Notes teaser

Private capital markets are becoming a go-to option for growth-hungry investors, and look set for continued growth.

Once the preserve of a relatively niche set of players, private capital markets are increasingly becoming part of the mainstream. As of 2020, this market represented more than $7.3tn worth of assets under management, globally. Given their size — and the fact that an ever-wider range of investors, from large asset managers, pension funds, sovereign wealth funds and family offices to high-net-worth individuals, are investing in them — it is debatable to what extent their status as an ‘alternative’ investment still stands.

The same McKinsey report highlights that, as of last year, there were more than 11,000 investment firms active in these markets — a number than has grown by 8% per year since 2015.

There are several factors driving this growth, but perhaps most potent is the simple fact that the persistently low interest rate environment and stock markets that have been trading at record highs lately means that it can be increasingly difficult to generate strong returns in the public markets.

This influx of new investors, as well as a large pool of companies seeking capital, is also changing the nature of what was previously a somewhat freewheeling industry to one that, by necessity, is becoming more structured and standardised.
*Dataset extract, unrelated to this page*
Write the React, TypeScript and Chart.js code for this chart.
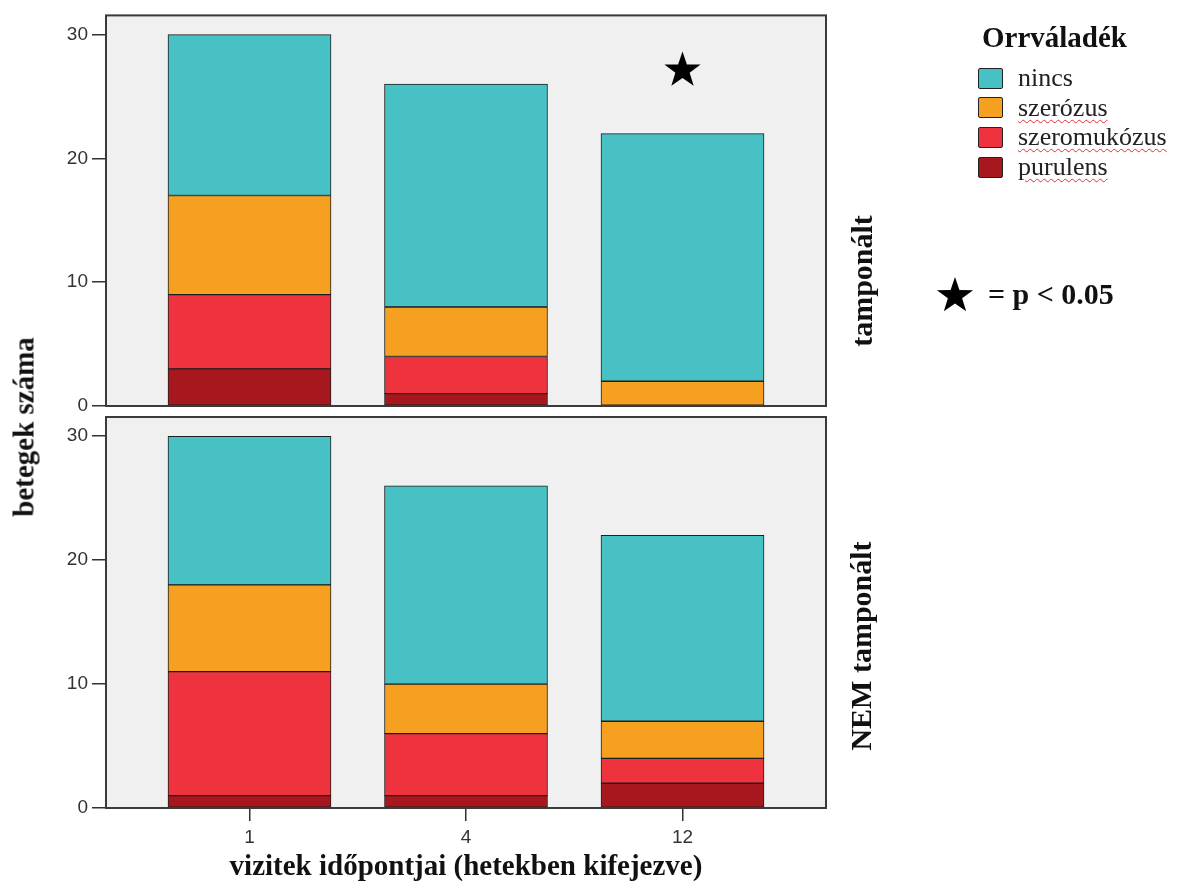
import React, { useEffect, useRef } from 'react';
import { Chart, registerables } from 'chart.js';

Chart.register(...registerables);

// ---- data ----
const weeks = ['1', '4', '12'];
const seriesNames = ['purulens', 'szeromukózus', 'szerózus', 'nincs'];
const seriesColors = ['#A6181E', '#EE333F', '#F5A020', '#48C1C5'];

const tamponaltPurulens = [3, 1, 0];
const tamponaltSzeromukozus = [6, 3, 0];
const tamponaltSzerozus = [8, 4, 2];
const tamponaltNincs = [13, 18, 20];

const nemPurulens = [1, 1, 2];
const nemSzeromukozus = [10, 5, 2];
const nemSzerozus = [7, 4, 3];
const nemNincs = [12, 16, 15];

const yTicks = [0, 10, 20, 30];
const starMarksTop = [{ x: 2, y: 27.1 }];
const starMarksBottom: { x: number; y: number }[] = [];

const legendTitle = 'Orrváladék';
const xTitle = 'vizitek időpontjai (hetekben kifejezve)';
const yTitle = 'betegek száma';
const panelTop = 'tamponált';
const panelBottom = 'NEM tamponált';
const starNote = '= p < 0.05';

const W = 1177;
const H = 886;

function starPath(ctx: CanvasRenderingContext2D, cx: number, cy: number, R: number, r: number) {
  ctx.beginPath();
  for (let i = 0; i < 10; i++) {
    const rad = i % 2 === 0 ? R : r;
    const a = -Math.PI / 2 + (i * Math.PI) / 5;
    const px = cx + rad * Math.cos(a);
    const py = cy + rad * Math.sin(a);
    if (i === 0) ctx.moveTo(px, py);
    else ctx.lineTo(px, py);
  }
  ctx.closePath();
}

function starPolygon(cx: number, cy: number, R: number, r: number) {
  const pts: string[] = [];
  for (let i = 0; i < 10; i++) {
    const rad = i % 2 === 0 ? R : r;
    const a = -Math.PI / 2 + (i * Math.PI) / 5;
    pts.push(`${(cx + rad * Math.cos(a)).toFixed(2)},${(cy + rad * Math.sin(a)).toFixed(2)}`);
  }
  return pts.join(' ');
}

const panelPlugin = {
  id: 'panelPlugin',
  beforeDraw(chart: any) {
    const { ctx, chartArea: a } = chart;
    ctx.save();
    ctx.fillStyle = '#F0F0F0';
    ctx.fillRect(a.left, a.top, a.right - a.left, a.bottom - a.top);
    ctx.restore();
  },
  afterDraw(chart: any) {
    const { ctx, chartArea: a } = chart;
    ctx.save();
    ctx.strokeStyle = '#3a3a3a';
    ctx.lineWidth = 2;
    ctx.strokeRect(a.left, a.top, a.right - a.left, a.bottom - a.top);
    ctx.restore();
  },
  afterDatasetsDraw(chart: any) {
    const marks = chart.options.plugins.panelPlugin?.stars || [];
    const { ctx, scales } = chart;
    ctx.save();
    ctx.fillStyle = '#000';
    for (const m of marks) {
      const px = scales.x.getPixelForValue(m.x);
      const py = scales.y.getPixelForValue(m.y);
      starPath(ctx, px, py, 19, 7.5);
      ctx.fill();
    }
    ctx.restore();
  },
};

function makeDatasets(series: number[][]) {
  return series.map((vals, si) => ({
    label: seriesNames[si],
    data: vals.map((v, i) => ({ x: i, y: v })),
    backgroundColor: seriesColors[si],
    borderColor: '#1e1e1e',
    borderWidth: 1,
    borderSkipped: false as const,
    barThickness: 163,
  }));
}

function makeOptions(isBottom: boolean, stars: { x: number; y: number }[]) {
  return {
    responsive: false,
    animation: false as const,
    layout: {
      padding: isBottom
        ? { top: 417, right: W - 826, bottom: 0, left: 0 }
        : { top: 14, right: W - 826, bottom: H - 406, left: 0 },
    },
    plugins: {
      legend: { display: false },
      tooltip: { enabled: false },
      panelPlugin: { stars },
    },
    scales: {
      x: {
        type: 'linear' as const,
        stacked: true,
        offset: false,
        display: isBottom,
        min: -0.6628,
        max: 2.6628,
        afterBuildTicks: (s: any) => {
          s.ticks = weeks.map((_, i) => ({ value: i }));
        },
        afterFit: (s: any) => {
          if (isBottom) s.height = H - 808;
        },
        ticks: {
          callback: (v: any) => weeks[Math.round(v)] ?? '',
          font: { family: 'Liberation Sans', size: 19 },
          color: '#333',
          padding: 5,
          maxRotation: 0,
          autoSkip: false,
        },
        grid: {
          offset: false,
          drawOnChartArea: false,
          drawTicks: true,
          tickLength: 13,
          color: '#333',
          lineWidth: 1.5,
        },
        border: { display: false },
        title: {
          display: true,
          text: xTitle,
          font: { family: 'Liberation Serif', size: 29, weight: 'bold' as const },
          color: '#111',
          padding: { top: 0, bottom: 1 },
        },
      },
      y: {
        type: 'linear' as const,
        stacked: true,
        min: 0,
        max: 31.55,
        afterBuildTicks: (s: any) => {
          s.ticks = yTicks.map((v) => ({ value: v }));
        },
        afterFit: (s: any) => {
          s.width = 106;
        },
        ticks: {
          font: { family: 'Liberation Sans', size: 19 },
          color: '#333',
          padding: 4,
        },
        grid: { drawOnChartArea: false, drawTicks: true, tickLength: 14, color: '#333', lineWidth: 1.5 },
        border: { display: false },
      },
    },
  };
}

function PanelChart({ isBottom }: { isBottom: boolean }) {
  const ref = useRef<HTMLCanvasElement | null>(null);
  useEffect(() => {
    if (!ref.current) return;
    const series = isBottom
      ? [nemPurulens, nemSzeromukozus, nemSzerozus, nemNincs]
      : [tamponaltPurulens, tamponaltSzeromukozus, tamponaltSzerozus, tamponaltNincs];
    const chart = new Chart(ref.current, {
      type: 'bar',
      data: { datasets: makeDatasets(series) as any },
      options: makeOptions(isBottom, isBottom ? starMarksBottom : starMarksTop) as any,
      plugins: [panelPlugin as any],
    });
    return () => chart.destroy();
  }, [isBottom]);
  return (
    <canvas
      ref={ref}
      width={W}
      height={H}
      style={{ position: 'absolute', left: 0, top: 0, width: W, height: H }}
    />
  );
}

const serif = '"Liberation Serif", "Times New Roman", serif';

function Rotated({ cx, cy, text, size }: { cx: number; cy: number; text: string; size: number }) {
  return (
    <div
      style={{
        position: 'absolute',
        left: cx,
        top: cy,
        transform: 'translate(-50%, -50%) rotate(-90deg)',
        whiteSpace: 'nowrap',
        fontFamily: serif,
        fontWeight: 'bold',
        fontSize: size,
        lineHeight: 1,
        color: '#111',
      }}
    >
      {text}
    </div>
  );
}

export default function App() {
  const legendOrder = [3, 2, 1, 0];
  return (
    <div
      style={{
        position: 'fixed',
        left: 0,
        top: 0,
        width: W,
        height: H,
        background: '#fff',
        overflow: 'hidden',
      }}
    >
      <PanelChart isBottom={false} />
      <PanelChart isBottom={true} />

      <Rotated cx={24} cy={427} text={yTitle} size={29} />
      <Rotated cx={862} cy={281} text={panelTop} size={30} />
      <Rotated cx={861} cy={646} text={panelBottom} size={30} />

      <div
        style={{
          position: 'absolute',
          left: 982,
          top: 19,
          fontFamily: serif,
          fontWeight: 'bold',
          fontSize: 29,
          lineHeight: '36px',
          color: '#111',
          whiteSpace: 'nowrap',
        }}
      >
        {legendTitle}
      </div>
      {legendOrder.map((si, row) => (
        <div
          key={si}
          style={{ position: 'absolute', left: 978, top: 63 + row * 29.7, height: 30, display: 'flex', alignItems: 'center' }}
        >
          <div
            style={{
              width: 23,
              height: 19,
              background: seriesColors[si],
              border: '1.5px solid #222',
              borderRadius: 2,
            }}
          />
          <div
            style={{
              marginLeft: 15,
              fontFamily: serif,
              fontSize: 26,
              lineHeight: '30px',
              color: '#222',
              whiteSpace: 'nowrap',
              textDecorationLine: si === 3 ? 'none' : 'underline',
              textDecorationStyle: 'wavy',
              textDecorationColor: '#e0303a',
              textDecorationThickness: '1px',
              textUnderlineOffset: '3px',
            }}
          >
            {seriesNames[si]}
          </div>
        </div>
      ))}

      <svg style={{ position: 'absolute', left: 930, top: 272 }} width={50} height={46}>
        <polygon points={starPolygon(25, 24, 19, 7.5)} fill="#000" />
      </svg>
      <div
        style={{
          position: 'absolute',
          left: 988,
          top: 277,
          fontFamily: serif,
          fontWeight: 'bold',
          fontSize: 30,
          lineHeight: '34px',
          color: '#111',
          whiteSpace: 'pre',
        }}
      >
        {starNote}
      </div>
    </div>
  );
}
Bankers, who themselves are ever-more active in this space as intermediaries and advisers, describe the process of matching investors with issuers as an increasingly considered one.

So far, many large allocators, including pension funds, have only assigned relatively modest shares of their portfolios to private assets. But if, as is expected to happen, these sums continue to grow, the private markets will increasingly find themselves in the spotlight.
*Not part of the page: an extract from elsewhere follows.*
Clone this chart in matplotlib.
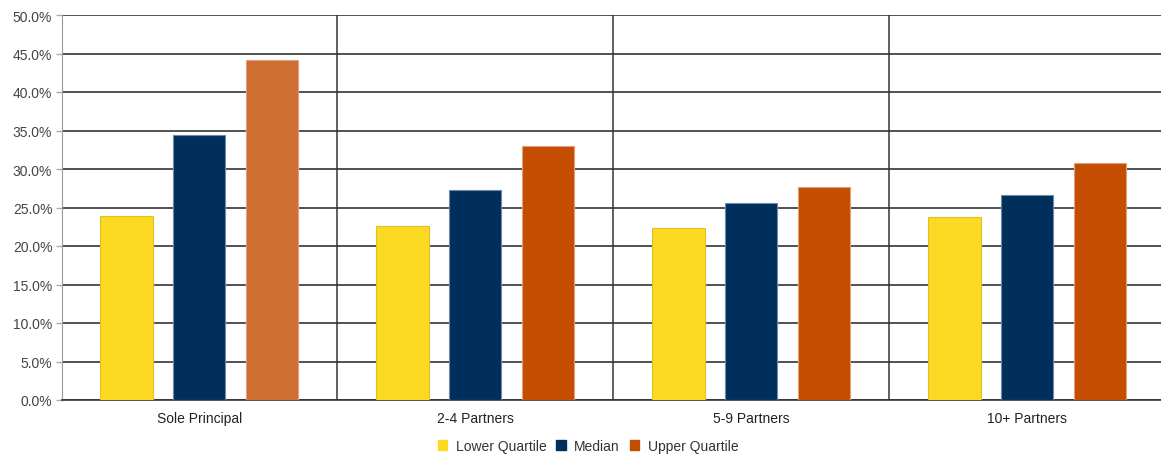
import numpy as np
import matplotlib
matplotlib.use("Agg")
from matplotlib import pyplot as plt
from matplotlib.patches import Patch

plt.rcParams['font.family'] = ['Liberation Sans', 'DejaVu Sans']

categories = ['Sole Principal', '2-4 Partners', '5-9 Partners', '10+ Partners']
series = ['Lower Quartile', 'Median', 'Upper Quartile']
lower_quartile = [23.9, 22.6, 22.3, 23.8]
median = [34.4, 27.3, 25.6, 26.6]
upper_quartile = [44.2, 33.0, 27.7, 30.8]

colors = ['#FCDA24', '#002F5C', '#C44D00']
upper_colors = ['#CE6F33', '#C44D00', '#C44D00', '#C44D00']
edge_colors = ['#E0C020', '#6F8AA5', '#E0A080']

fig = plt.figure(figsize=(11.61, 4.56), dpi=100)
ax = fig.add_axes([62 / 1161, 1 - 401 / 456, 1104 / 1161, 385 / 456])

x = np.arange(len(categories))
width = 0.19
offset = 0.264

ax.bar(x - offset, lower_quartile, width, color=colors[0], edgecolor=edge_colors[0],
       linewidth=0.8, zorder=3)
ax.bar(x, median, width, color=colors[1], edgecolor=edge_colors[1],
       linewidth=0.8, zorder=3)
ax.bar(x + offset, upper_quartile, width, color=upper_colors, edgecolor=edge_colors[2],
       linewidth=0.8, zorder=3)

ax.set_xlim(-0.497, len(categories) - 0.497)
ax.set_ylim(0, 50)
ax.set_yticks(np.arange(0, 50.1, 5))
ax.set_yticklabels([f'{v:.1f}%' for v in np.arange(0, 50.1, 5)])
ax.yaxis.grid(True, color='#333333', linewidth=1.2, zorder=0)
for b in np.arange(0.5, len(categories) - 0.5, 1):
    ax.axvline(b, color='#444444', linewidth=1.2, zorder=1)

ax.set_xticks(x)
ax.set_xticklabels(categories)
ax.tick_params(axis='x', length=0, pad=8, labelsize=10, labelcolor='#222222')
ax.tick_params(axis='y', length=4, width=1, color='#aaaaaa', pad=3,
               labelsize=10, labelcolor='#444444')

for s in ['top', 'right']:
    ax.spines[s].set_visible(False)
ax.spines['left'].set_color('#999999')
ax.spines['bottom'].set_color('#333333')
ax.spines['bottom'].set_linewidth(1.2)

handles = [Patch(color=c) for c in colors]
fig.legend(handles, series, loc='center', bbox_to_anchor=(588 / 1161, 1 - 447 / 456),
           ncol=3, frameon=False, fontsize=10, handlelength=0.7, handleheight=0.7,
           handletextpad=0.6, columnspacing=0.7, labelcolor='#333333')

fig.savefig('out.png', dpi=100)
If these markets are really as lucrative as the increasing investor interest seems to suggest, there is likely to be growing clamour for greater retail investor access. This is an opportunity for those who are able to broker such access, perhaps, but it would also clearly pose challenges from a regulatory perspective.

Finding the sweet spot of maximising access and liquidity without foregoing the benefits of being private, versus public, will be a key challenge for these burgeoning markets.